• [DATASET SECTION]:

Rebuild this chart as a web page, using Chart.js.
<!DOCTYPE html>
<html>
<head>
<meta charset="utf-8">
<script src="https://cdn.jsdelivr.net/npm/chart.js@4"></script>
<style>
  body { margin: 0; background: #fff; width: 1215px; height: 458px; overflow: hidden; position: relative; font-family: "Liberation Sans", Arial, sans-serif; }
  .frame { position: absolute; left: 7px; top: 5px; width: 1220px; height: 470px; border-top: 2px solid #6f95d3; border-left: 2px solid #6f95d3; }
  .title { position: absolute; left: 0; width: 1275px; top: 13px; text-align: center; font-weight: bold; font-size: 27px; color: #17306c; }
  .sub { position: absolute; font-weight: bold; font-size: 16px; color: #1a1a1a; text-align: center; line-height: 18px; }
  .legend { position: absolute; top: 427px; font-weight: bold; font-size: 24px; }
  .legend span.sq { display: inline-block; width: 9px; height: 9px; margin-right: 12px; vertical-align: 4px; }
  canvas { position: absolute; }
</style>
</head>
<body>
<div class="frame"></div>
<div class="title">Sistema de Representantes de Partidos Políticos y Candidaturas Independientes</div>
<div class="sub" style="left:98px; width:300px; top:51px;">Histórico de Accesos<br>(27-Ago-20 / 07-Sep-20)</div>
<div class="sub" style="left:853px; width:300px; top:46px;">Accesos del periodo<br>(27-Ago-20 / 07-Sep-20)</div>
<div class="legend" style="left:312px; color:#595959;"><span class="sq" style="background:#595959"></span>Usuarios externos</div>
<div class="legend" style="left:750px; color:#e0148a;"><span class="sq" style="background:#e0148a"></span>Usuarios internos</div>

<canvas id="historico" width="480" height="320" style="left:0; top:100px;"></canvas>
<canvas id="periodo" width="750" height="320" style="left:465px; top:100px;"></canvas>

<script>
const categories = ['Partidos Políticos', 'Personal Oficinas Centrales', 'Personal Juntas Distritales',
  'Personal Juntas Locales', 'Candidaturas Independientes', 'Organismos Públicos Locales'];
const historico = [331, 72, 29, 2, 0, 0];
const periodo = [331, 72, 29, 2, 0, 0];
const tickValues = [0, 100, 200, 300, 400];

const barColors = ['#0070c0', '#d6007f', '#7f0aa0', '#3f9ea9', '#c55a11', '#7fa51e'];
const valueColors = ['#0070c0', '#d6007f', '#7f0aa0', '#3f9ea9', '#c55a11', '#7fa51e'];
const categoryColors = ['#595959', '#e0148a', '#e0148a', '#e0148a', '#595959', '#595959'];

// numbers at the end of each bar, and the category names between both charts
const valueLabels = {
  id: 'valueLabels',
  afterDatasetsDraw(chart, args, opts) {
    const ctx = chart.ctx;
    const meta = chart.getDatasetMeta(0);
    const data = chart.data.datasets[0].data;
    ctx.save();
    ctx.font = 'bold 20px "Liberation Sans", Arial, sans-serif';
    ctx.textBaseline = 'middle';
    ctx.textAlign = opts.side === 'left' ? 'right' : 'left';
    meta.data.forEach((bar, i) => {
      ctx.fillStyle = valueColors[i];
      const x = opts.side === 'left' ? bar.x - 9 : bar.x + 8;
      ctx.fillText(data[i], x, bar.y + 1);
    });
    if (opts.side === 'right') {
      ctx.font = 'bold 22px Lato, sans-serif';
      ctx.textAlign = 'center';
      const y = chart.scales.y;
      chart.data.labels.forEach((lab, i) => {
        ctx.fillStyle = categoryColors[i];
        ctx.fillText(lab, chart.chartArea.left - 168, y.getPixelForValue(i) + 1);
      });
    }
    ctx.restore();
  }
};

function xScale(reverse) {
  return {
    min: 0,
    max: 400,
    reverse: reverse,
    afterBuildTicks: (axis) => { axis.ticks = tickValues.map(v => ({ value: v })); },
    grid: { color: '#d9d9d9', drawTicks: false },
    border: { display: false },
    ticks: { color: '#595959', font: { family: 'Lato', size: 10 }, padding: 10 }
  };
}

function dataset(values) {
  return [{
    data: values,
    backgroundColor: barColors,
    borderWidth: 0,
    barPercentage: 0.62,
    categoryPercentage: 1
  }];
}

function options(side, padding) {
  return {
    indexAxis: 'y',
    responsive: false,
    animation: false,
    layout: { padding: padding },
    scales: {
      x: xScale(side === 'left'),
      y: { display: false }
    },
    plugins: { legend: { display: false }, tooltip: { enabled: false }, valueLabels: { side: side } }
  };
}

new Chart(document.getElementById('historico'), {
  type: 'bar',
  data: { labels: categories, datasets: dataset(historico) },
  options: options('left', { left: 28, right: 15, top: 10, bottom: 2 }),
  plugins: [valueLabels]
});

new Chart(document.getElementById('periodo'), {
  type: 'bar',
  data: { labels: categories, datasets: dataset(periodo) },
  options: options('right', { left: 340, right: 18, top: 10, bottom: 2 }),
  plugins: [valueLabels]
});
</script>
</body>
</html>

• [DESCRIPTION OF THE TASK]:
Your task is to transcribe the listing above in full, exactly as given.

• [CORRECT ANSWER]:
Rebuild this chart as a web page, using Chart.js.
<!DOCTYPE html>
<html>
<head>
<meta charset="utf-8">
<script src="https://cdn.jsdelivr.net/npm/chart.js@4"></script>
<style>
  body { margin: 0; background: #fff; width: 1215px; height: 458px; overflow: hidden; position: relative; font-family: "Liberation Sans", Arial, sans-serif; }
  .frame { position: absolute; left: 7px; top: 5px; width: 1220px; height: 470px; border-top: 2px solid #6f95d3; border-left: 2px solid #6f95d3; }
  .title { position: absolute; left: 0; width: 1275px; top: 13px; text-align: center; font-weight: bold; font-size: 27px; color: #17306c; }
  .sub { position: absolute; font-weight: bold; font-size: 16px; color: #1a1a1a; text-align: center; line-height: 18px; }
  .legend { position: absolute; top: 427px; font-weight: bold; font-size: 24px; }
  .legend span.sq { display: inline-block; width: 9px; height: 9px; margin-right: 12px; vertical-align: 4px; }
  canvas { position: absolute; }
</style>
</head>
<body>
<div class="frame"></div>
<div class="title">Sistema de Representantes de Partidos Políticos y Candidaturas Independientes</div>
<div class="sub" style="left:98px; width:300px; top:51px;">Histórico de Accesos<br>(27-Ago-20 / 07-Sep-20)</div>
<div class="sub" style="left:853px; width:300px; top:46px;">Accesos del periodo<br>(27-Ago-20 / 07-Sep-20)</div>
<div class="legend" style="left:312px; color:#595959;"><span class="sq" style="background:#595959"></span>Usuarios externos</div>
<div class="legend" style="left:750px; color:#e0148a;"><span class="sq" style="background:#e0148a"></span>Usuarios internos</div>

<canvas id="historico" width="480" height="320" style="left:0; top:100px;"></canvas>
<canvas id="periodo" width="750" height="320" style="left:465px; top:100px;"></canvas>

<script>
const categories = ['Partidos Políticos', 'Personal Oficinas Centrales', 'Personal Juntas Distritales',
  'Personal Juntas Locales', 'Candidaturas Independientes', 'Organismos Públicos Locales'];
const historico = [331, 72, 29, 2, 0, 0];
const periodo = [331, 72, 29, 2, 0, 0];
const tickValues = [0, 100, 200, 300, 400];

const barColors = ['#0070c0', '#d6007f', '#7f0aa0', '#3f9ea9', '#c55a11', '#7fa51e'];
const valueColors = ['#0070c0', '#d6007f', '#7f0aa0', '#3f9ea9', '#c55a11', '#7fa51e'];
const categoryColors = ['#595959', '#e0148a', '#e0148a', '#e0148a', '#595959', '#595959'];

// numbers at the end of each bar, and the category names between both charts
const valueLabels = {
  id: 'valueLabels',
  afterDatasetsDraw(chart, args, opts) {
    const ctx = chart.ctx;
    const meta = chart.getDatasetMeta(0);
    const data = chart.data.datasets[0].data;
    ctx.save();
    ctx.font = 'bold 20px "Liberation Sans", Arial, sans-serif';
    ctx.textBaseline = 'middle';
    ctx.textAlign = opts.side === 'left' ? 'right' : 'left';
    meta.data.forEach((bar, i) => {
      ctx.fillStyle = valueColors[i];
      const x = opts.side === 'left' ? bar.x - 9 : bar.x + 8;
      ctx.fillText(data[i], x, bar.y + 1);
    });
    if (opts.side === 'right') {
      ctx.font = 'bold 22px Lato, sans-serif';
      ctx.textAlign = 'center';
      const y = chart.scales.y;
      chart.data.labels.forEach((lab, i) => {
        ctx.fillStyle = categoryColors[i];
        ctx.fillText(lab, chart.chartArea.left - 168, y.getPixelForValue(i) + 1);
      });
    }
    ctx.restore();
  }
};

function xScale(reverse) {
  return {
    min: 0,
    max: 400,
    reverse: reverse,
    afterBuildTicks: (axis) => { axis.ticks = tickValues.map(v => ({ value: v })); },
    grid: { color: '#d9d9d9', drawTicks: false },
    border: { display: false },
    ticks: { color: '#595959', font: { family: 'Lato', size: 10 }, padding: 10 }
  };
}

function dataset(values) {
  return [{
    data: values,
    backgroundColor: barColors,
    borderWidth: 0,
    barPercentage: 0.62,
    categoryPercentage: 1
  }];
}

function options(side, padding) {
  return {
    indexAxis: 'y',
    responsive: false,
    animation: false,
    layout: { padding: padding },
    scales: {
      x: xScale(side === 'left'),
      y: { display: false }
    },
    plugins: { legend: { display: false }, tooltip: { enabled: false }, valueLabels: { side: side } }
  };
}

new Chart(document.getElementById('historico'), {
  type: 'bar',
  data: { labels: categories, datasets: dataset(historico) },
  options: options('left', { left: 28, right: 15, top: 10, bottom: 2 }),
  plugins: [valueLabels]
});

new Chart(document.getElementById('periodo'), {
  type: 'bar',
  data: { labels: categories, datasets: dataset(periodo) },
  options: options('right', { left: 340, right: 18, top: 10, bottom: 2 }),
  plugins: [valueLabels]
});
</script>
</body>
</html>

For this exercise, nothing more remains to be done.